Yes, I am SO grateful I had this portrait taken of them. I have an 8x10 here at home, a 5x7 at school, and a wallet in my wallet. In case you didn't know, Jasmine is on the right. You can kinda tell it's her because she's a bit smaller and she is looking rather intent, as opposed to Bailey, who's a big goofball. LOL
Kathleen032
Apr 18 2005, 08:48 PM
Dear Audrey,
Thanks for posting a little of Jasmine's history. She sounds like such a wonderful dog. I loved that she dug through the snow for squash rinds...what a cutie!
I'm thinking of you on Jasmine's 1 month anniversary.
Kathleen
Jazzygirl
Apr 18 2005, 09:03 PM
Thank you Kathleen.
Jazzygirl
Apr 19 2005, 03:04 PM
I posted this in the Cyber Shoulder area, because I have been talking to Sue about our furbabies coming to see us after they've passed. I was telling her that I have had no signs, and it was hurting me so much. But then something happened today....so I wanted to put my post in here too.
I got a sign today....and I'm a mess. LOL I can't stop crying.
I was out in the yard, looking at the dandelions that I mentioned in my post yesterday. It is so beautiful out today and I kept thinking how much Jasmine would have LOVED to be outside today.
So I stood quietly, and started talking to her. I walked over to the dandelions, and said "Is that you babygirl? Are you trying to cheer me up with flowers?" Then I walked away, and stood at another part of the yard. I took a deep breath and said "I miss you Babygirl...please give me a sign."
About 15 seconds later, I was looking down and I heard the sounds of a mourning dove's wings. That high pitch noise they make when they fly. I looked up and there was a mourning dove, sitting on the metal grapevine holder. I almost fell over. If you recall from my earlier post about the sign from my other dog, it was also a mourning dove. I have always believed these birds were signs.
So I started talking to it. I said "Is that you Jazzy? I miss you so much." The bird turned its head and looked at me. Then it started preening. Now, mourning doves are ground birds, they prefer to be on the ground, not perched. So I KNEW it was her. I started telling her that I loved her, and I missed her. I told her I was sorry that I wasn't the one who was holding her in her last moments. I told her I was so sad without her. Bailey was with me and I said to him, "Look, Jazzy came to see us." He sat down and looked up at me very calmly. Then I asked her if she was okay, and that I hoped she was. Then I said "Be free, Baby...run like you have wings...be free and happy and know that I will always love you and I'll see you again. Thank you for coming to me." The bird turned, and flew away.
Man, I'm a mess right now!!! I'm going out in a couple of hours to see Phantom of the Opera and I hope I can pull myself together!!
Thanks for helping me have faith, Sue. Maybe now she'll come see me more often.
Jazzygirl
Apr 20 2005, 05:49 PM
So it's become painfully apparent that I am truly alone in my grief....with the exception of this forum, I guess.

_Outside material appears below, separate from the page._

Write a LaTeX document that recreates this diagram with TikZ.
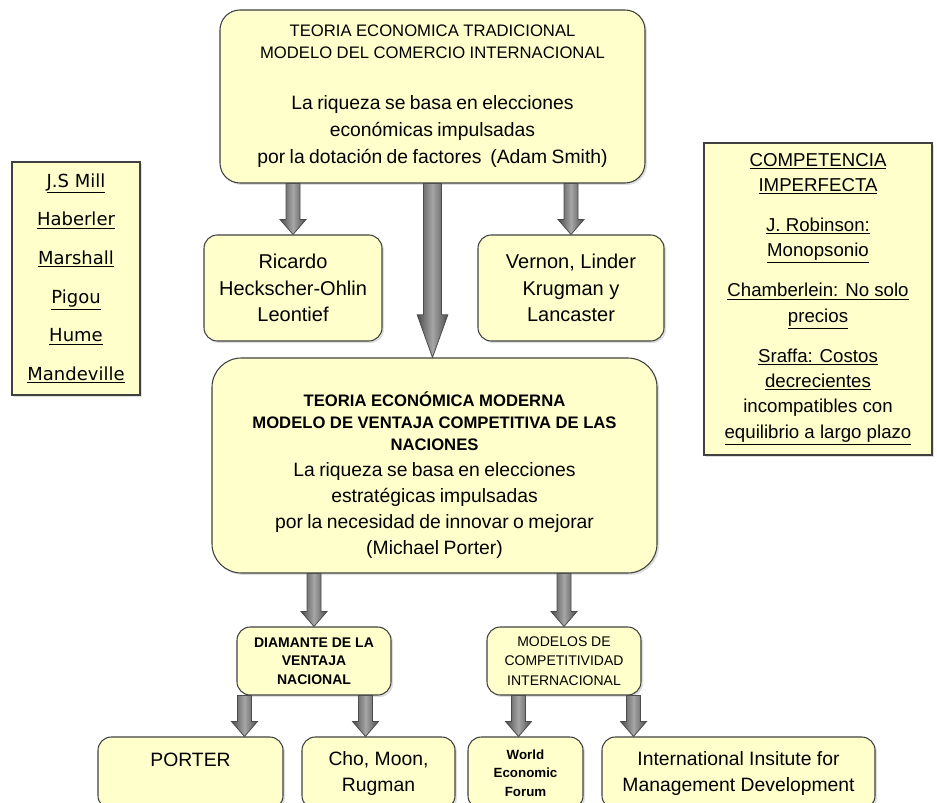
\documentclass[tikz,border=0pt]{standalone}
\usepackage{fontspec}
\setmainfont{Liberation Sans}
\newfontfamily\letraancha{DejaVu Sans}
\usetikzlibrary{calc,shadows}
\definecolor{amarillo}{RGB}{255,255,204}
\definecolor{borde}{RGB}{64,64,64}
% flecha gruesa: desde, hasta, medio cuerpo, media punta, largo punta
\newcommand{\flecha}[5]{\path[flechaestilo] let \p1=(#1), \p2=(#2) in (\x1-#3,\y1) -- (\x1-#3,\y2+#5) -- (\x1-#4,\y2+#5) -- (\x1,\y2) -- (\x1+#4,\y2+#5) -- (\x1+#3,\y2+#5) -- (\x1+#3,\y1) -- cycle;}

\begin{document}
\begin{tikzpicture}[x=0.75pt,y=-0.75pt]
        \tikzstyle{caja}=[draw=borde,fill=amarillo,line width=0.8pt,rounded corners=10pt,align=center,inner sep=2pt,drop shadow={shadow xshift=1.5pt,shadow yshift=-1.5pt,opacity=0.25}]
        \tikzstyle{plana}=[caja,rounded corners=0pt]
        \tikzstyle{flechaestilo}=[draw=black!70,line width=0.6pt,left color=black!70,right color=black!70,middle color=black!35]
        \useasboundingbox (0,0) rectangle (937,802);
        \clip (0,0) rectangle (937,802);
        % cajas
        \node[caja,rounded corners=15pt,minimum width=318.75pt,minimum height=129.75pt,text width=312pt] (tradicional) at (432.5,96.5) {{\fontsize{12.5}{16.5}\selectfont TEORIA ECONOMICA TRADICIONAL\\MODELO DEL COMERCIO INTERNACIONAL\par}\vspace{17.5pt}{\fontsize{14.5}{20.5}\selectfont La riqueza se basa en elecciones\\económicas impulsadas\\por la dotación de factores\ \ (Adam Smith)\par}};
        \node[caja,minimum width=133.5pt,minimum height=79.5pt,font=\fontsize{15}{20}\selectfont] (ricardo) at (293,288) {Ricardo\\Heckscher-Ohlin\\Leontief};
        \node[caja,minimum width=139.5pt,minimum height=79.5pt,font=\fontsize{15}{20}\selectfont] (vernon) at (571,288) {Vernon, Linder\\Krugman y\\Lancaster};
        \node[caja,rounded corners=22pt,minimum width=333.75pt,minimum height=161.25pt,text width=327pt] (moderna) at (434.5,465.5) {{\bfseries\fontsize{12.5}{16.5}\selectfont \rule{0pt}{26pt}TEORIA ECONÓMICA MODERNA\\MODELO DE VENTAJA COMPETITIVA DE LAS\\NACIONES\par}{\fontsize{14.5}{19.5}\selectfont La riqueza se basa en elecciones\\estratégicas impulsadas\\por la necesidad de innovar o mejorar\\(Michael Porter)\par}};
        \node[plana,minimum width=96pt,minimum height=174.75pt,font=\letraancha\fontsize{13.5}{29}\selectfont] (clasicos) at (76,278.5) {\underline{J.S Mill}\\\underline{Haberler}\\\underline{Marshall}\\\underline{Pigou}\\\underline{Hume}\\\underline{Mandeville}};
        \node[plana,minimum width=171pt,minimum height=234pt,font=\fontsize{14}{19}\selectfont] (imperfecta) at (818,299) {\underline{COMPETENCIA}\\\underline{IMPERFECTA}\\[11pt]\underline{J. Robinson:}\\\underline{Monopsonio}\\[11pt]\underline{Chamberlein: No solo}\\\underline{precios}\\[11pt]\underline{Sraffa: Costos}\\\underline{decrecientes}\\incompatibles con\\\underline{equilibrio a largo plazo}};
        \node[caja,minimum width=115.5pt,minimum height=51pt,font=\bfseries\fontsize{10.5}{14}\selectfont] (diamante) at (314,661) {DIAMANTE DE LA\\VENTAJA\\NACIONAL};
        \node[caja,minimum width=115.5pt,minimum height=51pt,font=\fontsize{10.5}{14.5}\selectfont] (modelos) at (564,661) {MODELOS DE\\COMPETITIVIDAD\\INTERNACIONAL};
        \node[caja,minimum width=138.75pt,minimum height=54pt,font=\fontsize{14.5}{19.5}\selectfont] (porter) at (190.5,773) {PORTER\\\mbox{}};
        \node[caja,minimum width=114.75pt,minimum height=54pt,font=\fontsize{14.5}{19.5}\selectfont] (cho) at (378.5,773) {Cho, Moon,\\Rugman};
        \node[caja,minimum width=86.25pt,minimum height=54pt,font=\bfseries\fontsize{10}{14}\selectfont] (wef) at (525.5,773) {World\\Economic\\Forum};
        \node[caja,minimum width=204.75pt,minimum height=54pt,font=\fontsize{14.5}{19.5}\selectfont] (iimd) at (738.5,773) {International Insitute for\\Management Development};
        % flechas
        \flecha{tradicional.south -| ricardo.north}{ricardo.north}{5.25pt}{9.75pt}{11.25pt}
        \flecha{tradicional.south -| vernon.north}{vernon.north}{5.25pt}{9.75pt}{11.25pt}
        \flecha{tradicional.south}{moderna.north}{6.75pt}{11.5pt}{32pt}
        \flecha{moderna.south -| diamante.north}{diamante.north}{5.25pt}{9.75pt}{11.25pt}
        \flecha{moderna.south -| modelos.north}{modelos.north}{5.25pt}{9.75pt}{11.25pt}
        \flecha{[xshift=6pt]diamante.south west}{porter.north}{5.25pt}{9.75pt}{11.25pt}
        \flecha{[xshift=-19.5pt]diamante.south east}{cho.north}{5.25pt}{9.75pt}{11.25pt}
        \flecha{[xshift=24pt]modelos.south west}{wef.north}{5.25pt}{9.75pt}{11.25pt}
        \flecha{[xshift=-6pt]modelos.south east}{iimd.north}{5.25pt}{9.75pt}{11.25pt}
    \end{tikzpicture}
\end{document}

My boyfriend of 2 yrs told me today that I've been negative lately. When I asked him to elaborate, he said there's nothing to elaborate on...he said nothing but negativeness has come out of me in the past week or so.
My reply to this was "Well, I think you know I've been having a really hard time lately." His reply was "Well how long is this going to last? I mean, I lost my grandmother in February but life goes on. You don't see me carrying on like this."
You can imagine my shock. I said "Well that's a real nice way to validate my feelings." And I left the table to cry quietly to myself. He still lives with his parents (long story...it sounds worse than it is....it was supposed to be temporary so he could save money for a house, which we are "supposed" to be going in that direction soon). So anyway, his mother was at the table when this all went down. We had just gotten some fresh lobster to eat. So after I composed myself, I sat back down and ate. Things smoothed over a bit, but I"m still really hurt and in shock. If he doesn't understand, who can I expect will? I can't express enough how it feels to have the person closest to me basically tell me to "get over it". I feel so alone right now, like no one understands or cares here. Needless to say this could uproot some serious issues for me and my boyfriend...the person I planned on spending my life with (we're not engaged yet). But I suppose this isn't the place to discuss that. And of course, my friends here haven't one asked me how I am doing.
I just felt like I had to come here...where I feel safe and my grief is accepted and not looked down on. I feel like this has set me back a lot in my recovery. I'm sorry to post such a sad post....I'm just so sad right now.
Norah'sMom
Apr 20 2005, 07:13 PM
Audrey,
Oh my, I am just in shock too that your boyfriend would say that to you. I'm speechless. Have you told him that he has no business saying that? I don't know what to say except that you are totally right and justified to be incredibly mad and sad right now. I think you are a wonderful person and you are my "best LS friend!!!" And the fact that you are mourning over Jazzy right now is a testament to the kind of person you are, and if your boyfriend doesn't see that then, I'm sorry to say, he isn't truly deserving of you.
And by the way, I just now read your story about the mourning dove -OH WOW!!! Audrey, this brought tears to my eyes and I have actually never once cried over someone's post on here before. (I've started to tear up many times, but never a cry like this.) This is an amazing story and I'm so glad for you that it happened. Now you can truly know that Jazzy is free and happy and that she knows how much you love her.
Take care and write to me to let me know how you're doing.